Is there down payment assistance in Pullman, Washington?
Yes — Pullman buyers have access to two strong DPA paths. ONE+ by Rocket Mortgage offers a $7,000 grant (no repayment) for buyers purchasing at or under $350,000 with income at or below 80% AMI for Whitman County. Washington's WSHFC Home Advantage program covers buyers at higher price points with up to 4–5% of the loan amount as a deferred second mortgage, with an income ceiling of $215,000 statewide. Neither Pullman nor Whitman County currently operates a standalone municipal DPA program.
What is the income limit for Washington Home Advantage?
The income limit for WSHFC Home Advantage is $215,000 statewide — one of the highest income thresholds of any state DPA program in the country. This makes it available to a wide range of professional households in Pullman, including dual-income couples working at WSU or Schweitzer Engineering Laboratories. The program requires a WSHFC-approved lender and a five-hour homebuyer education seminar before closing, with online options available.
What is the difference between ONE+ and WSHFC DPA?

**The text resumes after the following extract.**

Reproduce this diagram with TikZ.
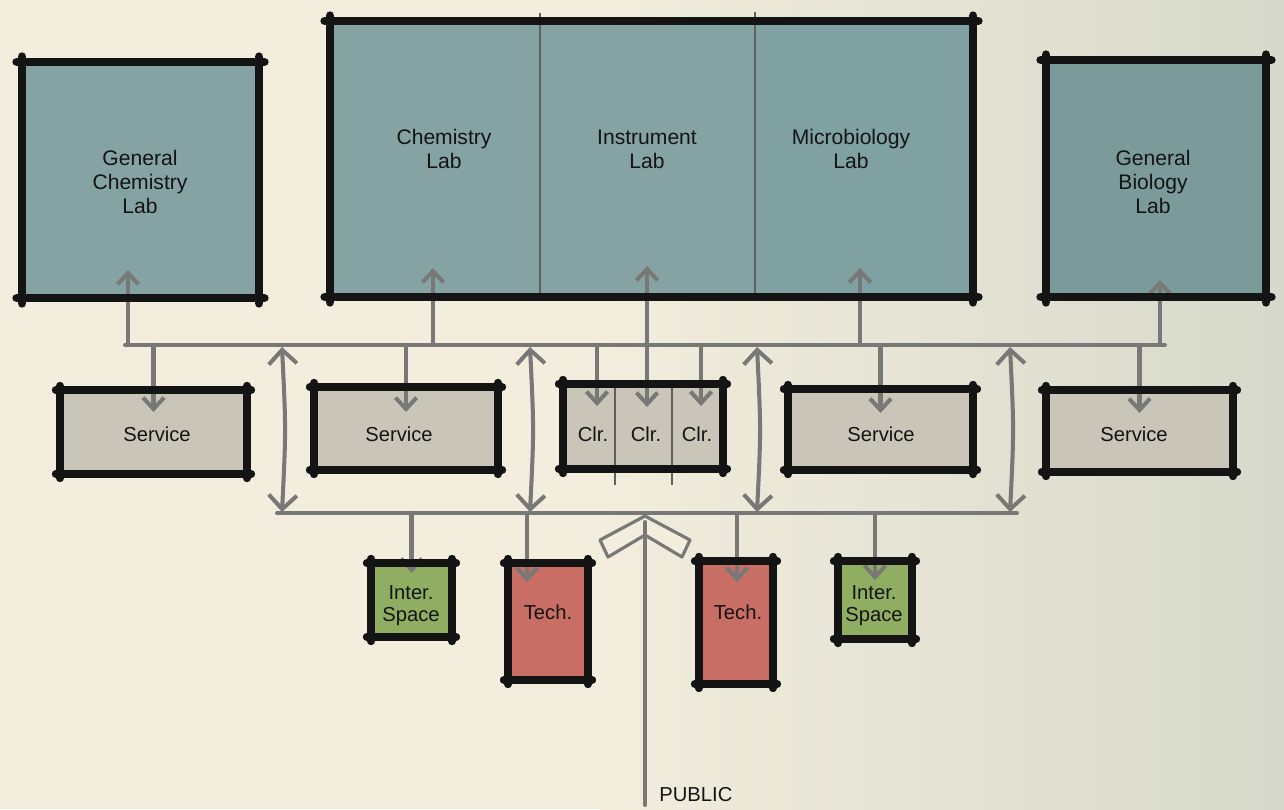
\documentclass[tikz,border=0pt]{standalone}
\usepackage{fontspec}
\setmainfont{Liberation Sans}
\usetikzlibrary{arrows.meta,fit,calc}
\definecolor{bgL}{HTML}{F2EDDD}
\definecolor{bgR}{HTML}{D6D9CB}
\definecolor{labc}{HTML}{86A3A4}
\definecolor{labd}{HTML}{7A9B99}
\definecolor{servc}{HTML}{C9C5B9}
\definecolor{greenc}{HTML}{8FAE62}
\definecolor{redc}{HTML}{C96E64}
\definecolor{ink}{HTML}{141414}
\definecolor{connc}{HTML}{787876}
\begin{document}
\begin{tikzpicture}[x=0.02cm,y=-0.02cm,
  room/.style={inner sep=0pt, outer sep=0pt, draw=none},
  edge/.style={draw=ink, line width=5pt, line cap=round, shorten <=-3pt, shorten >=-3pt},
  sedge/.style={draw=ink, line width=4.3pt, line cap=round, shorten <=-2.5pt, shorten >=-2.5pt},
  divider/.style={draw=connc!80!black, line width=1.6pt},
  conn/.style={draw=connc, line width=2.3pt, line cap=round},
  tip/.style={-{Straight Barb[length=6.5pt,width=12pt,line width=2.3pt]}},
  bigtip/.style={{Straight Barb[length=8pt,width=16pt,line width=2.3pt]}-{Straight Barb[length=8pt,width=16pt,line width=2.3pt]}},
  dtip/.style={{Straight Barb[length=6.5pt,width=12pt,line width=2.3pt]}-{Straight Barb[length=6.5pt,width=12pt,line width=2.3pt]}},
  lbl/.style={font=\fontsize{11.5}{13.5}\selectfont, align=center, text=ink, inner sep=0pt},
  biglbl/.style={font=\fontsize{12}{13.6}\selectfont, align=center, text=ink, inner sep=0pt}
]
\useasboundingbox (0,0) rectangle (1284,809);
\fill[bgL] (0,0) rectangle (1284,809);
\fill[left color=bgL, right color=bgR] (600,0) rectangle (1284,809);

% rooms (fills)
\node[room, fill=labc, fit={(22,62) (259,298)}] (gcl) {};
\node[room, fill=labc, fit={(330,21) (540,297)}] (chem) {};
\node[room, fill=labc, fit={(540,21) (755,297)}] (inst) {};
\node[room, fill=labc!95!teal, fit={(755,21) (973,297)}] (micro) {};
\node[room, fit={(330,21) (973,297)}] (big) {};
\node[room, fill=labd, fit={(1046,60) (1266,297)}] (gbl) {};

\node[room, fill=servc, fit={(60,390) (247,474)}] (s1) {};
\node[room, fill=servc, fit={(314,387) (498,470)}] (s2) {};
\node[room, fill=servc, fit={(563,384) (723,469)}] (clr) {};
\node[room, fit={(563,384) (615,469)}] (c1) {};
\node[room, fit={(615,384) (672,469)}] (c2) {};
\node[room, fit={(672,384) (723,469)}] (c3) {};
\node[room, fill=servc, fit={(788,389) (973,470)}] (s3) {};
\node[room, fill=servc, fit={(1046,390) (1233,472)}] (s4) {};

\node[room, fill=greenc, fit={(371,563) (452,637)}] (i1) {};
\node[room, fill=redc, fit={(508,563) (588,680)}] (t1) {};
\node[room, fill=redc, fit={(699,561) (773,684)}] (t2) {};
\node[room, fill=greenc, fit={(838,561) (912,639)}] (i2) {};

% dividers
\draw[divider] ($(chem.north east)+(0,-8)$) -- ($(chem.south east)+(0,3)$);
\draw[divider] ($(inst.north east)+(0,-9)$) -- ($(inst.south east)+(0,3)$);
\draw[divider] ($(c1.north east)+(0,-2)$) -- ($(c1.south east)+(0,16)$);
\draw[divider] ($(c2.north east)+(0,-2)$) -- ($(c2.south east)+(0,16)$);

% corridors
\coordinate (uL) at (125,345);
\coordinate (uR) at (1165,345);
\coordinate (lL) at (277,513);
\coordinate (lR) at (1017,513);
\draw[conn] (uL) -- (uR);
\draw[conn] (lL) -- (lR);

% up arrows into labs
\draw[conn,tip] (uL -| 128,0) -- (128,270);
\draw[conn,tip] (uL -| 433,0) -- (433,268);
\draw[conn,tip] (uL -| 860,0) -- (860,268);
\draw[conn,tip] (uL -| 1160,0) -- (1160,280);
\coordinate (c2in) at (647,407);
\draw[conn,dtip] (c2in) -- (647,266);

% down arrows into service rooms
\draw[conn,tip] (uL -| s1.north) -- ($(s1.north)+(0,22)$);
\draw[conn,tip] (uL -| s2.north) -- ($(s2.north)+(0,25)$);
\draw[conn,tip] (uL -| 597,0) -- (597,406);
\draw[conn,tip] (uL -| 701,0) -- (701,406);
\draw[conn,tip] (uL -| s3.north) -- ($(s3.north)+(0,24)$);
\draw[conn,tip] (uL -| s4.north) -- ($(s4.north)+(0,23)$);

% double arrows between corridors
\foreach \x in {282,530,757,1010}{
  \draw[conn,bigtip] (\x,512) .. controls (\x+4,430) .. (\x,347);
}

% down arrows to bottom rooms
\draw[conn,tip] (lL -| i1.north) -- ($(i1.north)+(0,10)$);
\draw[conn,tip] (lL -| 527,0) -- (527,582);
\draw[conn,tip] (lL -| 737,0) -- (737,582);
\draw[conn,tip] (lL -| i2.north) -- ($(i2.north)+(0,19)$);

% public entry
\coordinate (pub) at (645,805);
\coordinate (ptip) at (645,516);
\filldraw[draw=connc, fill=bgL, line width=1.8pt, line join=round]
  (ptip) -- (690,540) -- (682,557) -- (645,535) -- (608,557) -- (600,540) -- cycle;
\draw[conn] (pub) -- (645,522);
\node[lbl, anchor=west, font=\fontsize{11.5}{13}\selectfont] (publbl) at (659,795) {PUBLIC};

% outlines
\foreach \n in {gcl,big,gbl}{
  \draw[edge] (\n.north west) -- (\n.north east);
  \draw[edge] (\n.north east) -- (\n.south east);
  \draw[edge] (\n.south east) -- (\n.south west);
  \draw[edge] (\n.south west) -- (\n.north west);
}
\foreach \n in {s1,s2,clr,s3,s4,i1,t1,t2,i2}{
  \draw[sedge] (\n.north west) -- (\n.north east);
  \draw[sedge] (\n.north east) -- (\n.south east);
  \draw[sedge] (\n.south east) -- (\n.south west);
  \draw[sedge] (\n.south west) -- (\n.north west);
}

% labels
\node[biglbl] (tgcl) at (140,182) {General\\Chemistry\\Lab};
\node[biglbl] (tchem) at (444,149) {Chemistry\\Lab};
\node[biglbl] (tinst) at (647,149) {Instrument\\Lab};
\node[biglbl] (tmicro) at (851,149) {Microbiology\\Lab};
\node[biglbl] (tgbl) at (1153,182) {General\\Biology\\Lab};
\node[lbl] at (157,434) {Service};
\node[lbl] at (399,434) {Service};
\node[lbl] at (593,434) {Clr.};
\node[lbl] at (646,434) {Clr.};
\node[lbl] at (697,434) {Clr.};
\node[lbl] at (881,434) {Service};
\node[lbl] at (1134,434) {Service};
\node[lbl, font=\fontsize{11.5}{12.5}\selectfont] at (411,606) {Inter.\\Space};
\node[lbl, font=\fontsize{11.5}{12.5}\selectfont] at (874,606) {Inter.\\Space};
\node[lbl] at (548,612) {Tech.};
\node[lbl] at (738,612) {Tech.};
\end{tikzpicture}
\end{document}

The core difference is structural. ONE+ delivers Rocket Mortgage's 2% contribution as a true grant — it is never repaid under any circumstances. WSHFC programs deliver assistance as a deferred second mortgage that sits behind your first loan and gets repaid when you sell or refinance. Both solve the cash-to-close problem. ONE+ is better for buyers who qualify on income and price range because there is no back-end repayment. WSHFC Home Advantage is better for buyers above the ONE+ ceiling or those using FHA or VA financing, where ONE+ isn't available.